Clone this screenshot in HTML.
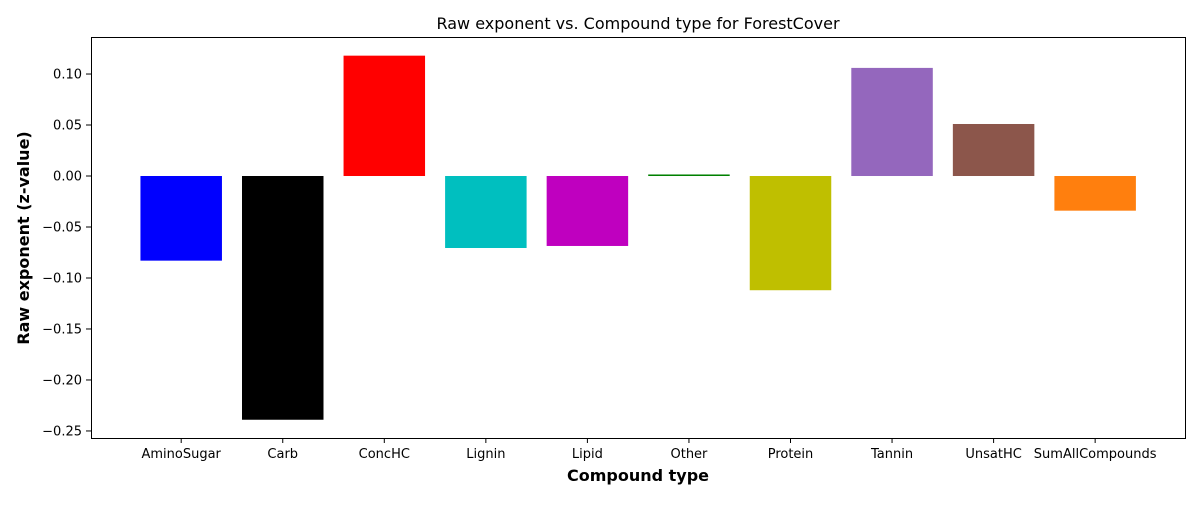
<!DOCTYPE html>
<html><head><meta charset="utf-8"><style>
body{margin:0;background:#fff;}
svg text{font-family:"DejaVu Sans","Liberation Sans",sans-serif;fill:#000;}
</style></head><body>
<svg id="chart" width="1200" height="500" xmlns="http://www.w3.org/2000/svg">
<text x="638" y="29" font-size="16" text-anchor="middle">Raw exponent vs. Compound type for ForestCover</text>
<g id="marks"></g>
<rect x="91.5" y="37.5" width="1094" height="401" fill="none" stroke="#000" stroke-width="1"/>
<text x="638" y="481" font-size="16" font-weight="bold" text-anchor="middle">Compound type</text>
<text transform="translate(29,238) rotate(-90)" font-size="16" font-weight="bold" text-anchor="middle">Raw exponent (z-value)</text>
</svg>
<script>
const categories=["AminoSugar","Carb","ConcHC","Lignin","Lipid","Other","Protein","Tannin","UnsatHC","SumAllCompounds"];
const values=[-0.083,-0.239,0.118,-0.0706,-0.0686,0.0015,-0.112,0.106,0.051,-0.034];
const colors=["#0000ff","#000000","#ff0000","#00bfbf","#bf00bf","#008000","#bfbf00","#9467bd","#8c564b","#ff7f0e"];
const yTicks=[0.10,0.05,0.00,-0.05,-0.10,-0.15,-0.20,-0.25];
const tickLabels=["0.10","0.05","0.00","\u22120.05","\u22120.10","\u22120.15","\u22120.20","\u22120.25"];
const NS="http://www.w3.org/2000/svg";
const x0=91,x1=1185,yTop=37,yBot=438,yMax=0.1363,yMin=-0.2569;
function y(v){return yTop+(yMax-v)/(yMax-yMin)*(yBot-yTop);}
const step=101.55,first=181.2,bw=81.5;
function x(i){return first+i*step;}
const g=document.getElementById('marks');
values.forEach((v,i)=>{
 const r=document.createElementNS(NS,'rect');
 
 
 const a=y(Math.max(v,0)),b=y(Math.min(v,0));
 r.setAttribute('x',x(i)-bw/2);r.setAttribute('y',a);
 r.setAttribute('width',bw);r.setAttribute('height',Math.max(b-a,1.5));
 r.setAttribute('fill',colors[i]);g.appendChild(r);
 const t=document.createElementNS(NS,'line');
 
 
 t.setAttribute('x1',x(i));t.setAttribute('x2',x(i));t.setAttribute('y1',438);t.setAttribute('y2',443);t.setAttribute('stroke','#000');g.appendChild(t);
 const l=document.createElementNS(NS,'text');
 
 
 l.setAttribute('x',x(i));l.setAttribute('y',458);l.setAttribute('font-size','13');l.setAttribute('text-anchor','middle');l.textContent=categories[i];g.appendChild(l);
});
yTicks.forEach((v,i)=>{
 const t=document.createElementNS(NS,'line');
 
 
 t.setAttribute('x1',86);t.setAttribute('x2',91);t.setAttribute('y1',y(v));t.setAttribute('y2',y(v));t.setAttribute('stroke','#000');g.appendChild(t);
 const l=document.createElementNS(NS,'text');
 
 
 l.setAttribute('x',82);l.setAttribute('y',y(v)+4.5);l.setAttribute('font-size','13');l.setAttribute('text-anchor','end');l.textContent=tickLabels[i];g.appendChild(l);
});
</script>
</body></html>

Work to complete: Give all the lines above again, character for character, without pictures.

Result below:
Clone this screenshot in HTML.
<!DOCTYPE html>
<html><head><meta charset="utf-8"><style>
body{margin:0;background:#fff;}
svg text{font-family:"DejaVu Sans","Liberation Sans",sans-serif;fill:#000;}
</style></head><body>
<svg id="chart" width="1200" height="500" xmlns="http://www.w3.org/2000/svg">
<text x="638" y="29" font-size="16" text-anchor="middle">Raw exponent vs. Compound type for ForestCover</text>
<g id="marks"></g>
<rect x="91.5" y="37.5" width="1094" height="401" fill="none" stroke="#000" stroke-width="1"/>
<text x="638" y="481" font-size="16" font-weight="bold" text-anchor="middle">Compound type</text>
<text transform="translate(29,238) rotate(-90)" font-size="16" font-weight="bold" text-anchor="middle">Raw exponent (z-value)</text>
</svg>
<script>
const categories=["AminoSugar","Carb","ConcHC","Lignin","Lipid","Other","Protein","Tannin","UnsatHC","SumAllCompounds"];
const values=[-0.083,-0.239,0.118,-0.0706,-0.0686,0.0015,-0.112,0.106,0.051,-0.034];
const colors=["#0000ff","#000000","#ff0000","#00bfbf","#bf00bf","#008000","#bfbf00","#9467bd","#8c564b","#ff7f0e"];
const yTicks=[0.10,0.05,0.00,-0.05,-0.10,-0.15,-0.20,-0.25];
const tickLabels=["0.10","0.05","0.00","\u22120.05","\u22120.10","\u22120.15","\u22120.20","\u22120.25"];
const NS="http://www.w3.org/2000/svg";
const x0=91,x1=1185,yTop=37,yBot=438,yMax=0.1363,yMin=-0.2569;
function y(v){return yTop+(yMax-v)/(yMax-yMin)*(yBot-yTop);}
const step=101.55,first=181.2,bw=81.5;
function x(i){return first+i*step;}
const g=document.getElementById('marks');
values.forEach((v,i)=>{
 const r=document.createElementNS(NS,'rect');
 
 
 const a=y(Math.max(v,0)),b=y(Math.min(v,0));
 r.setAttribute('x',x(i)-bw/2);r.setAttribute('y',a);
 r.setAttribute('width',bw);r.setAttribute('height',Math.max(b-a,1.5));
 r.setAttribute('fill',colors[i]);g.appendChild(r);
 const t=document.createElementNS(NS,'line');
 
 
 t.setAttribute('x1',x(i));t.setAttribute('x2',x(i));t.setAttribute('y1',438);t.setAttribute('y2',443);t.setAttribute('stroke','#000');g.appendChild(t);
 const l=document.createElementNS(NS,'text');
 
 
 l.setAttribute('x',x(i));l.setAttribute('y',458);l.setAttribute('font-size','13');l.setAttribute('text-anchor','middle');l.textContent=categories[i];g.appendChild(l);
});
yTicks.forEach((v,i)=>{
 const t=document.createElementNS(NS,'line');
 
 
 t.setAttribute('x1',86);t.setAttribute('x2',91);t.setAttribute('y1',y(v));t.setAttribute('y2',y(v));t.setAttribute('stroke','#000');g.appendChild(t);
 const l=document.createElementNS(NS,'text');
 
 
 l.setAttribute('x',82);l.setAttribute('y',y(v)+4.5);l.setAttribute('font-size','13');l.setAttribute('text-anchor','end');l.textContent=tickLabels[i];g.appendChild(l);
});
</script>
</body></html>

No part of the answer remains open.